[START INFORMATION SHOWN]
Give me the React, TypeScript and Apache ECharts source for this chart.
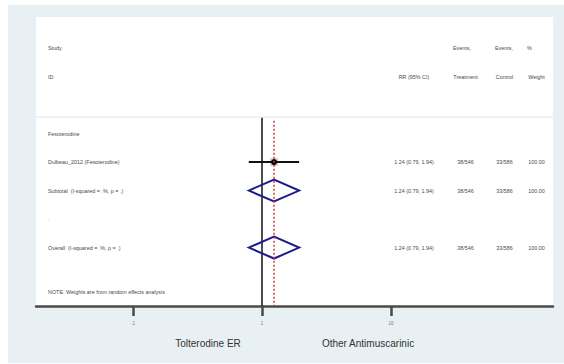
import React, { useEffect, useRef } from "react";
import * as echarts from "echarts";

// ---- data ----
const headerTop = ["Study", "Events,", "Events,", "%"];
const headerBottom = ["ID", "RR (95% CI)", "Treatment", "Control", "Weight"];
const rowLabels = [
  "Fesoterodine",
  "Dulbeau_2012 (Fesoterodine)",
  "Subtotal  (I-squared = .%, p = .)",
  ".",
  "Overall  (I-squared = .%, p = .)",
];
const rowKinds = ["group", "study", "diamond", "blank", "diamond"];
const rrEstimate = [null, 1.24, 1.24, null, 1.24];
const rrLower = [null, 0.79, 0.79, null, 0.79];
const rrUpper = [null, 1.94, 1.94, null, 1.94];
const ciLabels = ["", "1.24 (0.79, 1.94)", "1.24 (0.79, 1.94)", "", "1.24 (0.79, 1.94)"];
const eventsTreatment = ["", "38/546", "38/546", "", "38/546"];
const eventsControl = ["", "33/586", "33/586", "", "33/586"];
const weightPct = ["", "100.00", "100.00", "", "100.00"];
const overallRR = 1.24;
const nullRR = 1;
const tickValues = [0.1, 1, 10];
const tickLabels = [".1", "1", "10"];
const noteText = "NOTE: Weights are from random effects analysis";
const leftLabel = "Tolterodine ER";
const rightLabel = "Other Antimuscarinic";

// ---- layout ----
const FIRST_DATA_ROW = 3;
const NOTE_ROW = 8.55;
const COL_LEFT = 48;
const COL_CENTER = [414, 465.5, 504.5, 536.5];
const HEAD_TOP_X = [453, 495, 527];
const FONT = "Liberation Sans, Arial, sans-serif";
const TXT = 5.4;

type Cell = { x: number; text: string; align: string };
type TextRow = { row: number; cells: Cell[] };

const textRows: TextRow[] = [
  {
    row: 0,
    cells: [
      { x: COL_LEFT, text: headerTop[0], align: "left" },
      ...headerTop.slice(1).map((t, k) => ({ x: HEAD_TOP_X[k], text: t, align: "left" })),
    ],
  },
  {
    row: 1,
    cells: [
      { x: COL_LEFT, text: headerBottom[0], align: "left" },
      ...headerBottom.slice(1).map((t, k) => ({ x: COL_CENTER[k], text: t, align: "center" })),
    ],
  },
  ...rowLabels.map((lab, i) => ({
    row: FIRST_DATA_ROW + i,
    cells: [
      { x: COL_LEFT, text: lab, align: "left" },
      { x: COL_CENTER[0], text: ciLabels[i], align: "center" },
      { x: COL_CENTER[1], text: eventsTreatment[i], align: "center" },
      { x: COL_CENTER[2], text: eventsControl[i], align: "center" },
      { x: COL_CENTER[3], text: weightPct[i], align: "center" },
    ],
  })),
  { row: NOTE_ROW, cells: [{ x: COL_LEFT, text: noteText, align: "left" }] },
];

const studyData: number[][] = [];
const diamondData: number[][] = [];
rowKinds.forEach((k, i) => {
  const item = [rrEstimate[i] as number, FIRST_DATA_ROW + i, rrLower[i] as number, rrUpper[i] as number];
  if (k === "study") studyData.push(item);
  if (k === "diamond") diamondData.push(item);
});

export default function App() {
  const ref = useRef<HTMLDivElement>(null);
  useEffect(() => {
    if (!ref.current) return;
    const chart = echarts.init(ref.current, undefined, { renderer: "svg" });
    const option: any = {
      animation: false,
      backgroundColor: "#ffffff",
      grid: { left: 36, right: 11, top: 17, bottom: 58 },
      xAxis: {
        type: "log",
        logBase: 10,
        min: Math.pow(10, -1.752),
        max: Math.pow(10, 2.256),
        splitLine: { show: false },
        axisLine: { show: true, onZero: false, lineStyle: { color: "#4a4a4a", width: 2.5 } },
        axisTick: {
          show: true,
          customValues: tickValues,
          length: 10,
          lineStyle: { color: "#4a4a4a", width: 2.5 },
        },
        axisLabel: {
          show: true,
          customValues: tickValues,
          margin: 15,
          fontSize: 4.5,
          color: "#777777",
          fontFamily: FONT,
          formatter: (v: number) => {
            let best = 0;
            tickValues.forEach((t, k) => {
              if (Math.abs(Math.log10(t) - Math.log10(v)) < Math.abs(Math.log10(tickValues[best]) - Math.log10(v))) best = k;
            });
            return tickLabels[best];
          },
        },
      },
      yAxis: {
        type: "value",
        inverse: true,
        min: -1.088,
        max: 9.05,
        show: false,
      },
      graphic: [
        { type: "rect", z: -10, shape: { x: 8, y: 5, width: 556, height: 358 }, style: { fill: "#e8f0f3" }, silent: true },
        { type: "rect", z: -9, shape: { x: 36, y: 17, width: 517, height: 289 }, style: { fill: "#ffffff" }, silent: true },
        { type: "line", z: -8, shape: { x1: 36, y1: 117, x2: 553, y2: 117 }, style: { stroke: "#e0e4e6", lineWidth: 1 }, silent: true },
        {
          type: "text",
          x: 208,
          y: 343,
          style: { text: leftLabel, fontSize: 10, fill: "#333333", fontFamily: FONT, align: "center", verticalAlign: "middle" },
        },
        {
          type: "text",
          x: 368,
          y: 343,
          style: { text: rightLabel, fontSize: 10, fill: "#333333", fontFamily: FONT, align: "center", verticalAlign: "middle" },
        },
      ],
      series: [
        {
          type: "line",
          data: [[nullRR, 2.45], [nullRR, 9.05]],
          symbol: "none",
          lineStyle: { color: "#222222", width: 1.6 },
          z: 3,
        },
        {
          type: "custom",
          data: studyData,
          encode: { x: 0, y: 1 },
          z: 4,
          renderItem: (params: any, api: any) => {
            const est = api.value(0);
            const row = api.value(1);
            const p = api.coord([est, row]);
            const pl = api.coord([api.value(2), row]);
            const ph = api.coord([api.value(3), row]);
            return {
              type: "group",
              children: [
                { type: "rect", shape: { x: p[0] - 4, y: p[1] - 4, width: 8, height: 8 }, style: { fill: "#d2d2d2" } },
                { type: "line", shape: { x1: pl[0], y1: pl[1], x2: ph[0], y2: ph[1] }, style: { stroke: "#111111", lineWidth: 2 } },
                { type: "circle", shape: { cx: p[0], cy: p[1], r: 3 }, style: { fill: "#000000" } },
              ],
            };
          },
        },
        {
          type: "custom",
          data: diamondData,
          encode: { x: 0, y: 1 },
          z: 4,
          renderItem: (params: any, api: any) => {
            const est = api.value(0);
            const row = api.value(1);
            const h = 0.385;
            const pts = [
              api.coord([api.value(2), row]),
              api.coord([est, row - h]),
              api.coord([api.value(3), row]),
              api.coord([est, row + h]),
            ];
            return {
              type: "polygon",
              shape: { points: pts },
              style: { fill: "none", stroke: "#1c1c8a", lineWidth: 2 },
            };
          },
        },
        {
          type: "line",
          data: [[overallRR, 2.55], [overallRR, 9.05]],
          symbol: "none",
          lineStyle: { color: "#cf3b3b", width: 1.5, type: [2, 2] },
          z: 5,
        },
        {
          type: "custom",
          data: textRows.map((r) => [nullRR, r.row]),
          encode: { x: 0, y: 1 },
          z: 6,
          renderItem: (params: any, api: any) => {
            const r = textRows[params.dataIndex];
            const y = api.coord([nullRR, r.row])[1];
            return {
              type: "group",
              children: r.cells
                .filter((c) => c.text !== "")
                .map((c) => ({
                  type: "text",
                  x: c.x,
                  y,
                  style: {
                    text: c.text,
                    fontSize: TXT,
                    fill: "#4a4a4a",
                    fontFamily: FONT,
                    align: c.align,
                    verticalAlign: "middle",
                  },
                })),
            };
          },
        },
      ],
    };
    chart.setOption(option);
    return () => chart.dispose();
  }, []);
  return <div ref={ref} style={{ position: "fixed", left: 0, top: 0, width: 564, height: 364 }} />;
}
[END INFORMATION SHOWN]
== INSTRUCTIONS FOR THE TASK ==
What count of lines in the listing contain the word "React"? Reply with the number only.

== EXERCISE RESPONSE ==
2